Circular Business Models include product‑as‑a‑service, sharing platforms, and take‑back schemes that keep materials in circulation. A furniture company that offers a leasing model, where customers return items for refurbishment, exemplifies a circular approach. Implementing circular models may require redesigning supply chains, developing new revenue streams, and educating consumers about the benefits of shared ownership.

Regenerative Agriculture practices restore soil health, increase biodiversity, and capture carbon, moving beyond sustainable farming toward net positive impacts. Techniques such as no‑till planting, cover cropping, and agroforestry improve resilience to climate shocks. Scaling regenerative agriculture faces hurdles such as farmer adoption barriers, market demand for regenerative products, and verification of carbon sequestration claims.
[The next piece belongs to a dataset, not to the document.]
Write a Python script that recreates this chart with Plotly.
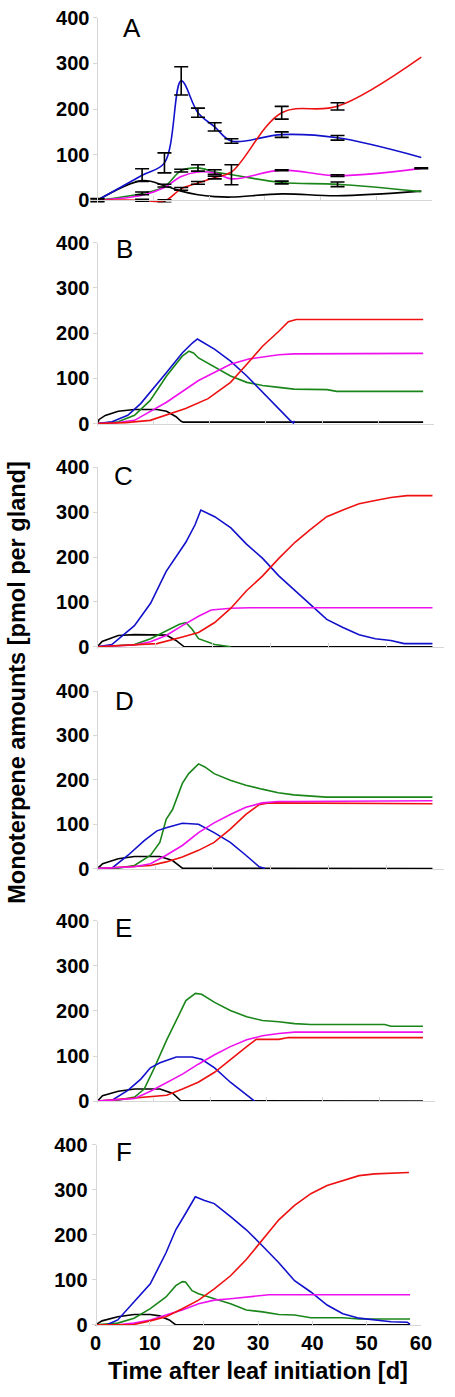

Green Finance mobilises capital towards environmentally beneficial projects through instruments like green bonds, sustainability‑linked loans, and climate‑risk disclosures. A municipality issuing a green bond to fund storm‑water infrastructure demonstrates green finance in action. Critics argue that green finance can suffer from “greenwashing” if projects are not rigorously vetted for genuine environmental benefit.

Carbon Disclosure requires organisations to report their greenhouse gas emissions, often following standards such as the GHG Protocol or CDP. Transparent disclosure enables investors, regulators, and the public to assess climate performance. Companies that publicly disclose emission reductions can enhance reputation and attract climate‑conscious investors. However, disclosure processes can be complex, requiring data collection across multiple operational boundaries.

Environmental Management System (EMS) provides a structured framework for organisations to manage environmental responsibilities, typically following ISO 14001 standards. An EMS includes policy development, objective setting, operational control, and continuous improvement.